Anthropology junior Ilse Colchado, director of community development of LCA, said she liked the intimacy that allowed Latinos to share their narratives and fears during the meeting. 

“You see Latino problems portrayed in media but no one is really comfortable with talking about them in person at UT,” Colchado said. “Latinos are represented in the way that UT wants us to be represented. The administration is reluctant to talk about us, (and) that’s where we come in.”

Colchado also said it was unusual to see representatives from other organizations, including UT Sanctuary, Greek life and the International Socialist Organization, all in one place.

“To me, it’s a success to see engagement and hearing different voices from the Latino community. At the end of the day I’m happy that we had diverse input,” Colchado said. 
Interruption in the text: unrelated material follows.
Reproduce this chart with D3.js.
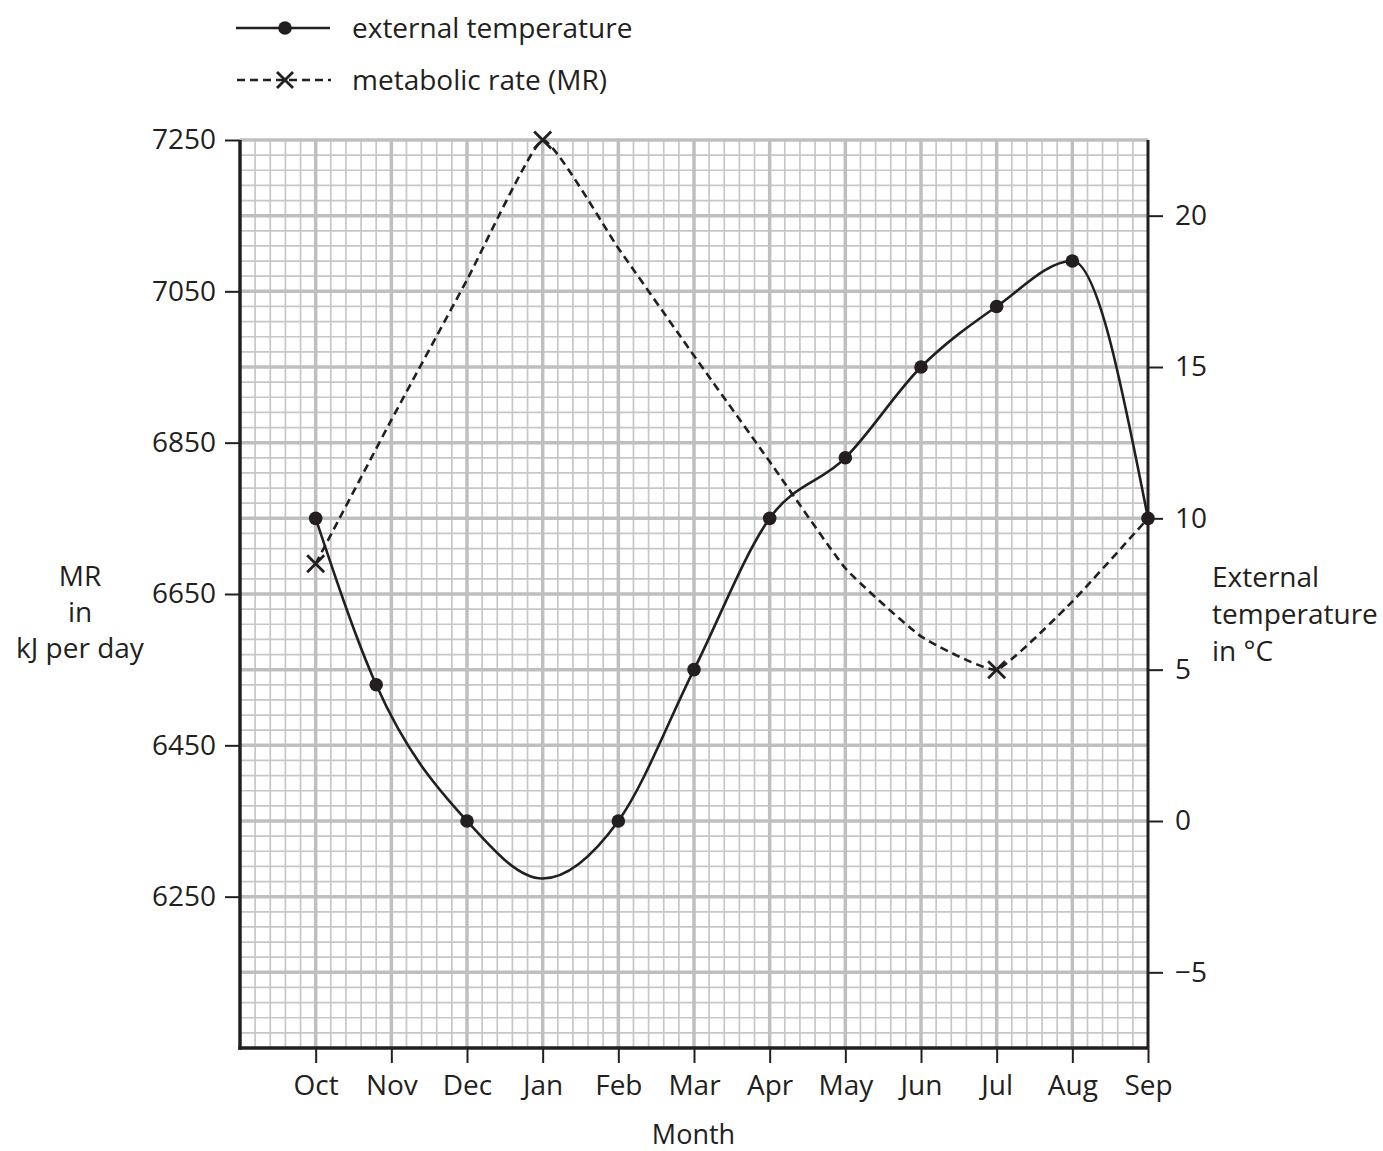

Computer engineering senior Jose Camacho said he attended the town hall meeting because he needed a channel to support Latino students and faculty.

“We need a way to protect our undocumented Latino brothers,” Camacho said. “We need to collectively come together, whether it be protesting, emailing or just addressing the problem.”

Camacho said student organizations such as LCA are important to solving Latino-related political issues.

“UT is not a bubble away from real life,” Camacho said. “There is racism here, and not just from someone else’s perspective. It’s everyday life.”